Hispanic business traveler running in airport


Haste is our enemy. It puts us under stress, raises our blood pressure, makes us impatient, renders us more vulnerable to accidents and, most seriously of all, blinds us to the needs of others. Haste is normally not a virtue, irrespective of the goodness of the thing towards which we are hurrying.

Ron Rolheiser, OMI
ALWAYS IN A HURRY


Our struggle to give proper time to family, prayer, and helping others has mainly to do with time. We’re invariably too busy, too pressured, too hurried, too driven, to stop and help.

I know this all too well from my own experience.  I am forever pressured, forever in a hurry, forever over-extended, and forever stepping over all kinds of things that call for my attention on my way to work. As a priest, I can rationalize this by pointing to the importance of the ministry. Ministry is meant to conscript us beyond our own agenda, but deeper down, I know that much of this is a rationalization.

Sometimes too I rationalize my busyness and hurry by taking consolation in the fact that I came to be this way legitimately. It’s in my genes. Both my father and my mother exhibited a similar struggle. They were wonderful, moral, and loving parents, but they were often over-extended. Responding to too many demands is a mixed virtue.

It’s no accident that virtually all of the classical spiritual writers, warn about the dangers of overwork.  Indeed, the dangers of haste and hurry are already written into the very first page of scripture where God invites us to make sure to keep proper Sabbath. When we are in a hurry, we see little beyond our own agenda.

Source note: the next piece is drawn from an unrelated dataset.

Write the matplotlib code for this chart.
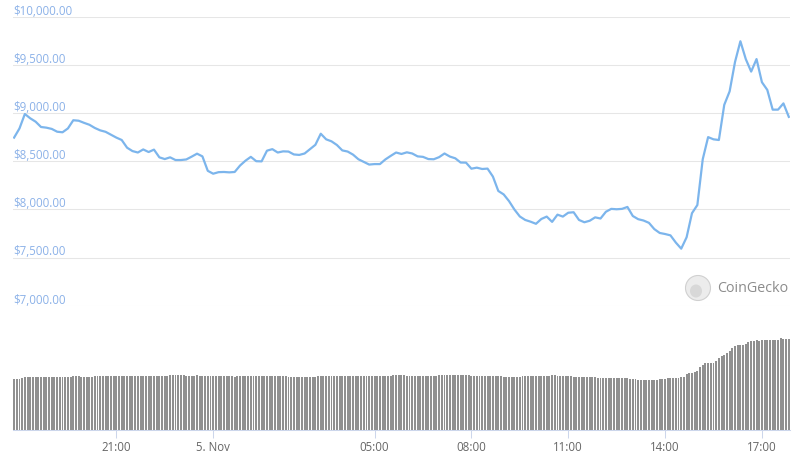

The driven person who is always in a hurry at least isn’t constantly struggling to get through the morning to the lunch hour. She always has a purpose. As well, haste and hurry can help make for a productive individual who is affirmed and admired for what he does.  I know this too: I get a lot of affirmation for my work, even as I have to admit that pressure and hurry prevent me much of the time from being a Good Samaritan.

Haste makes waste, so goes the saying. It also makes for a spiritual and a human blindness that can severely limit our compassion.